Mi pare che di nuovo non ci sia molto. Si sottolinea che vi è il tentativo di conservare le istanze “emancipative” dell’antirealismo evitandone gli effetti indesiderati. “In natura – scrivono i nuovi realisti – non esistono i granduchi, i padri padroni e gli angeli del focolare, loro sono socialmente costruiti. Ma questo non significa che tutto sia socialmente costruito, o che la verità sia un male.

Il nemico, insomma, è il solito Nietzsche e il suo celebre aforisma: “non ci sono fatti ma solo interpretazioni”, e poi gli attuali postmoderni come Richard Rorty e il già citato Vattimo. Non solo. Per alcuni dei nuovi realisti l’antirealismo dei postmoderni, avendo abbandonato ogni traccia di oggettività, verità e realtà, sarebbe addirittura responsabile del populismo e della prevalenza del reality televisivo sulla realtà concreta.
Per il “nuovo realismo”, dunque, c’è una realtà indipendente da noi e che non ha bisogno del nostro contributo per esistere. Si può parlare di “realtà costruita” soltanto nell’ambito del mondo sociale. E anche questa non è una tesi nuova, poiché già gli storicisti tedeschi e Max Weber avevano sostenuto che il mondo naturale e quello storico-sociale hanno ontologie diverse.

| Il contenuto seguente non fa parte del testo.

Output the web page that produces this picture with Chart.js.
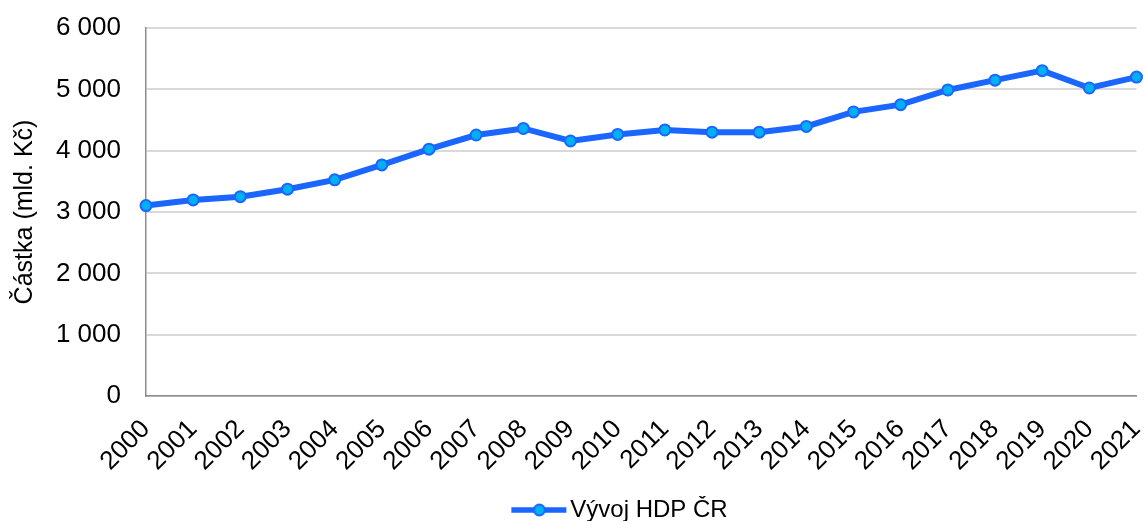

Si parla molto anche di “realismo del senso comune” sottovalutando forse il fatto che senso comune e scienza ci forniscono immagini del mondo assai diverse tra loro tanto da apparire, talora, irriducibili l’una all’altra. Non si risolve il problema affermando che un oggetto del senso comune come una sedia può essere descritto da più linguaggi, senza il bisogno di ricorrere a un linguaggio “fondamentale” perché prioritario rispetto agli altri.

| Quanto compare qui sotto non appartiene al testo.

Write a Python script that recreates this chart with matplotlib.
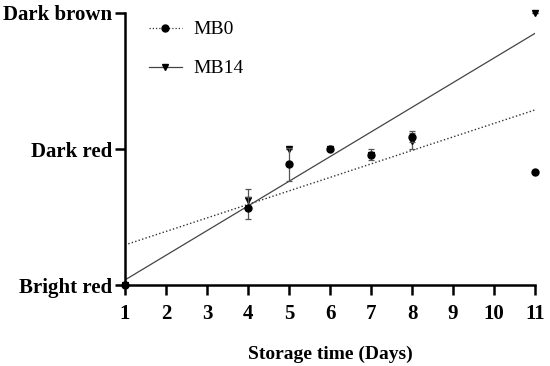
import numpy as np
import matplotlib
matplotlib.use("Agg")
import matplotlib.pyplot as plt
from matplotlib.lines import Line2D

# data
days = [1, 4, 5, 6, 7, 8, 11]
mb0 = [0.0, 0.57, 0.89, 1.0, 0.96, 1.09, 0.83]
mb0_err = [0.0, 0.08, 0.12, 0.0, 0.04, 0.04, 0.0]
mb14 = [0.0, 0.63, 1.0, 1.0, 0.96, 1.06, 2.0]
mb14_err = [0.0, 0.08, 0.0, 0.0, 0.0, 0.06, 0.0]

# linear trend lines (intercept, slope) as drawn in the chart
mb0_fit = (0.198, 0.0991)
mb14_fit = (-0.141, 0.181)

color_levels = ["Bright red", "Dark red", "Dark brown"]
day_ticks = list(range(1, 12))

plt.rcParams["font.family"] = ["Liberation Serif", "DejaVu Serif"]

fig = plt.figure(figsize=(5.5, 3.66), dpi=100)
ax = fig.add_axes([0.227, 0.22, 0.746, 0.745])

xs = np.array([1, 11])
ax.plot(xs, mb0_fit[0] + mb0_fit[1] * xs, color="#333333", lw=1.0,
        linestyle=(0, (1, 1.6)), zorder=2)
ax.plot(xs, mb14_fit[0] + mb14_fit[1] * xs, color="#444444", lw=0.9,
        linestyle="-", zorder=2)

ax.errorbar(days, mb0, yerr=mb0_err, fmt="o", color="black", ms=5,
            ecolor="#555555", elinewidth=0.9, capsize=2.5, capthick=0.9,
            clip_on=False, zorder=4)
ax.errorbar(days, mb14, yerr=mb14_err, fmt="v", color="black", ms=5,
            ecolor="#555555", elinewidth=0.9, capsize=2.5, capthick=0.9,
            clip_on=False, zorder=3)

ax.set_xlim(1, 11)
ax.set_ylim(0, 2)
ax.set_xticks(day_ticks)
ax.set_yticks([0, 1, 2])
ax.set_yticklabels(color_levels)

for s in ["top", "right"]:
    ax.spines[s].set_visible(False)
for s in ["left", "bottom"]:
    ax.spines[s].set_linewidth(1.8)
ax.tick_params(width=1.8, length=7, direction="out", labelsize=15)
ax.tick_params(axis="y", pad=2)
ax.tick_params(axis="x", pad=6)
for lab in ax.get_xticklabels() + ax.get_yticklabels():
    lab.set_fontweight("bold")

ax.set_xlabel("Storage time (Days)", fontsize=14, fontweight="bold", labelpad=16)

handles = [
    Line2D([], [], color="#333333", lw=0.9, linestyle=(0, (1, 1.6)),
           marker="o", ms=5, markerfacecolor="black", markeredgecolor="black"),
    Line2D([], [], color="#444444", lw=0.9, linestyle="-",
           marker="v", ms=5, markerfacecolor="black", markeredgecolor="black"),
]
ax.legend(handles, ["MB0", "MB14"], loc="upper left", bbox_to_anchor=(0.015, 1.035),
          frameon=False, fontsize=14, handlelength=1.7, labelspacing=1.1,
          handletextpad=0.6)

fig.savefig("out.png", dpi=100)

Il vero problema è che il rapporto degli esseri umani con la realtà naturale, di cui è praticamente impossibile negare l’esistenza indipendente, è sempre mediato dal nostro apparato percettivo e sensoriale, che a sua volta determina gli schemi concettuali che applichiamo al mondo. Ed essendo il nostro apparato sensoriale assai limitato, abbiamo un accesso alla realtà anch’esso limitato, nel senso che – come del resto dimostra la scienza – possiamo accedere a certi settori del reale e non ad altri che trascendono le capacità cognitive degli esseri umani.
Molti autori parlano del “nuovo realismo” come mero fenomeno mediatico, e credo sia vero. Nulla di male, tuttavia, se si tenta di rendere i problemi classici della filosofia comprensibili al grande pubblico. L’importante è non far credere di aver formulato tesi assolutamente nuove.